## Recorded information
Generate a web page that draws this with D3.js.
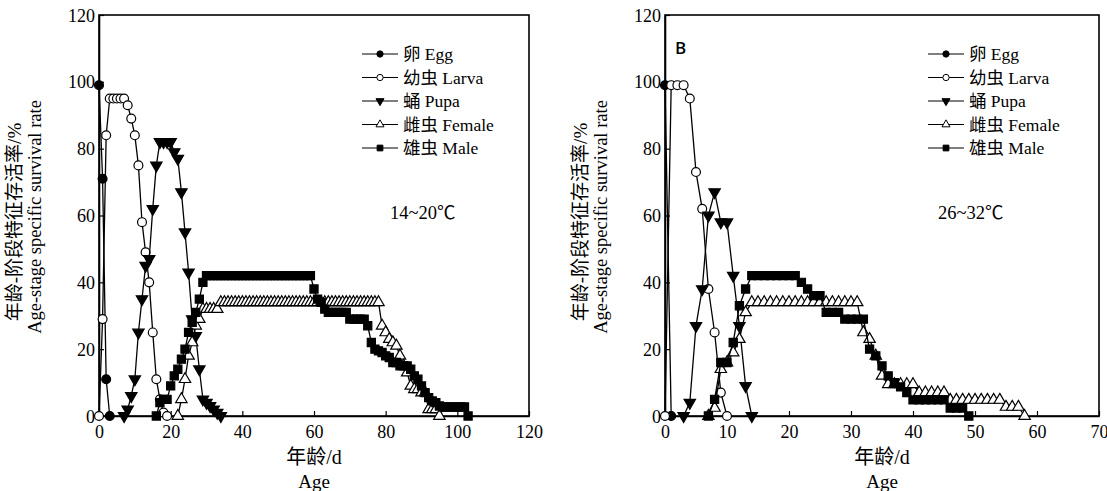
<!DOCTYPE html>
<html>
<head>
<meta charset="utf-8">
<script src="https://cdn.jsdelivr.net/npm/d3@7/dist/d3.min.js"></script>
<style>
  body{margin:0;background:#fff;}
  text{font-family:"Liberation Serif","Times New Roman","Noto Sans CJK SC",serif;fill:#000;}
</style>
</head>
<body>
<div id="svg-container"></div>
<script>
// each series: first age (day) and daily survival rate (%)
let eggL = {start: 0, values: [99, 71, 11, 0]};
let larvaL = {start: 0, values: [0, 29, 84, 95, 95, 95, 95, 95, 93, 89, 84, 75, 58, 49, 40, 25, 11, 5, 1, 0]};
let pupaL = {start: 7, values: [0, 2, 6, 11, 25, 35, 45, 47, 62, 75, 82, 82, 82, 82, 79, 77, 67, 55, 43, 29, 24, 14, 5, 4, 3, 2, 1, 0]};
let femaleL = {start: 22, values: [0, 5, 11, 18, 22, 27, 29, 32, 32, 32, 32, 32,
  34, 34, 34, 34, 34, 34, 34, 34, 34, 34, 34, 34, 34, 34, 34, 34, 34, 34, 34, 34, 34, 34,
  34, 34, 34, 34, 34, 34, 34, 34, 34, 34, 34, 34, 34, 34, 34, 34, 34, 34, 34, 34, 34, 34, 34,
  27, 25, 23, 22, 21, 18, 15, 13, 9, 8, 8, 7, 7, 2, 2, 2, 0]};
let maleL = {start: 16, values: [0, 4, 5, 5, 9, 12, 14, 17, 20, 25, 28, 31, 35, 40,
  42, 42, 42, 42, 42, 42, 42, 42, 42, 42, 42, 42, 42, 42, 42, 42, 42, 42, 42, 42, 42, 42, 42, 42, 42, 42, 42, 42, 42, 42,
  38, 35, 34, 32, 31, 31, 31, 31, 31, 31, 29, 29, 29, 29, 29,
  27, 22, 20, 19.5, 19, 18, 17.5, 16, 16, 15, 15, 15, 14, 12, 11, 9, 7, 5.5, 4.5, 4, 3,
  2.7, 2.7, 2.7, 2.7, 2.7, 2.7, 2.7, 0]};

let eggR = {start: 0, values: [99, 0]};
let larvaR = {start: 0, values: [0, 99, 99, 99, 95, 73, 62, 38, 25, 7, 0]};
let pupaR = {start: 3, values: [0, 4, 27, 38, 60, 67, 58, 58, 42, 27, 9, 0]};
let femaleR = {start: 7, values: [0, 2.4, 14, 16, 19, 23, 31,
  34, 34, 34, 34, 34, 34, 34, 34, 34, 34, 34, 34, 34, 34, 34, 34, 34, 34,
  25, 23, 18, 12, 9.5, 9.5, 9.5, 9.5, 9.5, 7, 7, 7, 7, 7,
  4.8, 4.8, 4.8, 4.8, 4.8, 4.8, 4.8, 4.8, 4.8, 2.7, 2.7, 2.7, 0]};
let maleR = {start: 7, values: [0, 5, 16, 16, 22, 33, 38, 42, 42, 42, 42, 42, 42, 42, 42,
  40, 38, 36, 36, 31, 31, 31, 29, 29, 29, 29, 20, 18, 15, 12, 10, 8.7, 7,
  4.8, 4.8, 4.8, 4.8, 4.8, 4.8, 2.4, 2.4, 2.4, 0]};

let stageNames = ["卵 Egg", "幼虫 Larva", "蛹 Pupa", "雌虫 Female", "雄虫 Male"];
let yTicks = [0, 20, 40, 60, 80, 100, 120];
let xTicksL = [0, 20, 40, 60, 80, 100, 120];
let xTicksR = [0, 10, 20, 30, 40, 50, 60, 70];

let markers = [
  {type: d3.symbolCircle, size: 62, fill: "#000", rot: 0},
  {type: d3.symbolCircle, size: 62, fill: "#fff", rot: 0},
  {type: d3.symbolTriangle, size: 56, fill: "#000", rot: 180},
  {type: d3.symbolTriangle, size: 56, fill: "#fff", rot: 0},
  {type: d3.symbolSquare, size: 66, fill: "#000", rot: 0}
];

let svg = d3.select("#svg-container").append("svg").attr("width", 1107).attr("height", 491);

let panels = [
  {series: [eggL, larvaL, pupaL, femaleL, maleL], xMax: 120, xTicks: xTicksL, left: 99, right: 529, temp: "14~20℃", tempX: 390, label: null},
  {series: [eggR, larvaR, pupaR, femaleR, maleR], xMax: 70, xTicks: xTicksR, left: 665, right: 1099, temp: "26~32℃", tempX: 938, label: "B"}
];

let plotTop = 15, plotBottom = 416;

panels.forEach((p) => {
  let x = d3.scaleLinear().domain([0, p.xMax]).range([p.left, p.right]);
  let y = d3.scaleLinear().domain([0, 120]).range([plotBottom, plotTop]);
  let g = svg.append("g");

  g.append("g").attr("transform", `translate(0,${plotBottom})`)
    .call(d3.axisBottom(x).tickValues(p.xTicks).tickSizeInner(-5).tickSizeOuter(0).tickPadding(9))
    .call(a => a.attr("font-family", null).selectAll("text").attr("font-size", 18));
  g.append("g").attr("transform", `translate(${p.left},0)`)
    .call(d3.axisLeft(y).tickValues(yTicks).tickSizeInner(-5).tickSizeOuter(0).tickPadding(4))
    .call(a => a.attr("font-family", null).selectAll("text").attr("font-size", 18).attr("dy", "0.34em"));
  g.selectAll(".domain").attr("stroke-width", 1.6);
  g.selectAll(".tick line").attr("stroke-width", 1.2);

  g.append("rect").attr("x", p.left).attr("y", plotTop)
    .attr("width", p.right - p.left).attr("height", plotBottom - plotTop)
    .attr("fill", "none").attr("stroke", "#000").attr("stroke-width", 1.6);

  let line = d3.line().x(d => x(d[0])).y(d => y(d[1]));

  p.series.forEach((s, k) => {
    let pts = s.values.map((v, i) => [s.start + i, v]);
    g.append("path").datum(pts).attr("d", line)
      .attr("fill", "none").attr("stroke", "#000").attr("stroke-width", 1.3);
    let m = markers[k];
    g.selectAll(null).data(pts).enter().append("path")
      .attr("d", d3.symbol().type(m.type).size(m.size))
      .attr("transform", d => `translate(${x(d[0])},${y(d[1])}) rotate(${m.rot})`)
      .attr("fill", m.fill).attr("stroke", "#000").attr("stroke-width", 1.2);
  });

  // legend
  let lx = p.left + 263;
  stageNames.forEach((name, k) => {
    let ly = 54 + k * 23.5;
    g.append("line").attr("x1", lx).attr("x2", lx + 36).attr("y1", ly).attr("y2", ly)
      .attr("stroke", "#000").attr("stroke-width", 1.2);
    let m = markers[k];
    g.append("path").attr("d", d3.symbol().type(m.type).size(m.size * 0.5))
      .attr("transform", `translate(${lx + 18},${ly}) rotate(${m.rot})`)
      .attr("fill", m.fill).attr("stroke", "#000").attr("stroke-width", 1);
    g.append("text").attr("x", lx + 41).attr("y", ly + 6).attr("font-size", 17.5).text(name);
  });

  g.append("text").attr("x", p.tempX).attr("y", 219).attr("font-size", 18.5).text(p.temp);
  if (p.label) g.append("text").attr("x", p.left + 10).attr("y", 54).attr("font-size", 17)
    .attr("font-weight", 600).style("font-family", "Open Sans, DejaVu Sans, sans-serif").text(p.label);

  let cx = (p.left + p.right) / 2;
  g.append("text").attr("x", cx).attr("y", 464).attr("text-anchor", "middle").attr("font-size", 20).text("年龄/d");
  g.append("text").attr("x", cx).attr("y", 488).attr("text-anchor", "middle").attr("font-size", 19).text("Age");

  let tx = p.left - 79;
  g.append("text").attr("transform", `translate(${tx + 1},222) rotate(-90)`)
    .attr("text-anchor", "middle").attr("font-size", 19).text("年龄-阶段特征存活率/%");
  g.append("text").attr("transform", `translate(${tx + 21},217) rotate(-90)`)
    .attr("text-anchor", "middle").attr("font-size", 18.5).text("Age-stage specific survival rate");
});
</script>
</body>
</html>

## Work to be completed
Every line from the start of the listing above through the line with "let xTicksR = [0, 10, 20, 30, 40, 50, 60, 70];" should be repeated exactly; skip the pictures and add nothing else.

## Task result
Generate a web page that draws this with D3.js.
<!DOCTYPE html>
<html>
<head>
<meta charset="utf-8">
<script src="https://cdn.jsdelivr.net/npm/d3@7/dist/d3.min.js"></script>
<style>
  body{margin:0;background:#fff;}
  text{font-family:"Liberation Serif","Times New Roman","Noto Sans CJK SC",serif;fill:#000;}
</style>
</head>
<body>
<div id="svg-container"></div>
<script>
// each series: first age (day) and daily survival rate (%)
let eggL = {start: 0, values: [99, 71, 11, 0]};
let larvaL = {start: 0, values: [0, 29, 84, 95, 95, 95, 95, 95, 93, 89, 84, 75, 58, 49, 40, 25, 11, 5, 1, 0]};
let pupaL = {start: 7, values: [0, 2, 6, 11, 25, 35, 45, 47, 62, 75, 82, 82, 82, 82, 79, 77, 67, 55, 43, 29, 24, 14, 5, 4, 3, 2, 1, 0]};
let femaleL = {start: 22, values: [0, 5, 11, 18, 22, 27, 29, 32, 32, 32, 32, 32,
  34, 34, 34, 34, 34, 34, 34, 34, 34, 34, 34, 34, 34, 34, 34, 34, 34, 34, 34, 34, 34, 34,
  34, 34, 34, 34, 34, 34, 34, 34, 34, 34, 34, 34, 34, 34, 34, 34, 34, 34, 34, 34, 34, 34, 34,
  27, 25, 23, 22, 21, 18, 15, 13, 9, 8, 8, 7, 7, 2, 2, 2, 0]};
let maleL = {start: 16, values: [0, 4, 5, 5, 9, 12, 14, 17, 20, 25, 28, 31, 35, 40,
  42, 42, 42, 42, 42, 42, 42, 42, 42, 42, 42, 42, 42, 42, 42, 42, 42, 42, 42, 42, 42, 42, 42, 42, 42, 42, 42, 42, 42, 42,
  38, 35, 34, 32, 31, 31, 31, 31, 31, 31, 29, 29, 29, 29, 29,
  27, 22, 20, 19.5, 19, 18, 17.5, 16, 16, 15, 15, 15, 14, 12, 11, 9, 7, 5.5, 4.5, 4, 3,
  2.7, 2.7, 2.7, 2.7, 2.7, 2.7, 2.7, 0]};

let eggR = {start: 0, values: [99, 0]};
let larvaR = {start: 0, values: [0, 99, 99, 99, 95, 73, 62, 38, 25, 7, 0]};
let pupaR = {start: 3, values: [0, 4, 27, 38, 60, 67, 58, 58, 42, 27, 9, 0]};
let femaleR = {start: 7, values: [0, 2.4, 14, 16, 19, 23, 31,
  34, 34, 34, 34, 34, 34, 34, 34, 34, 34, 34, 34, 34, 34, 34, 34, 34, 34,
  25, 23, 18, 12, 9.5, 9.5, 9.5, 9.5, 9.5, 7, 7, 7, 7, 7,
  4.8, 4.8, 4.8, 4.8, 4.8, 4.8, 4.8, 4.8, 4.8, 2.7, 2.7, 2.7, 0]};
let maleR = {start: 7, values: [0, 5, 16, 16, 22, 33, 38, 42, 42, 42, 42, 42, 42, 42, 42,
  40, 38, 36, 36, 31, 31, 31, 29, 29, 29, 29, 20, 18, 15, 12, 10, 8.7, 7,
  4.8, 4.8, 4.8, 4.8, 4.8, 4.8, 2.4, 2.4, 2.4, 0]};

let stageNames = ["卵 Egg", "幼虫 Larva", "蛹 Pupa", "雌虫 Female", "雄虫 Male"];
let yTicks = [0, 20, 40, 60, 80, 100, 120];
let xTicksL = [0, 20, 40, 60, 80, 100, 120];
let xTicksR = [0, 10, 20, 30, 40, 50, 60, 70];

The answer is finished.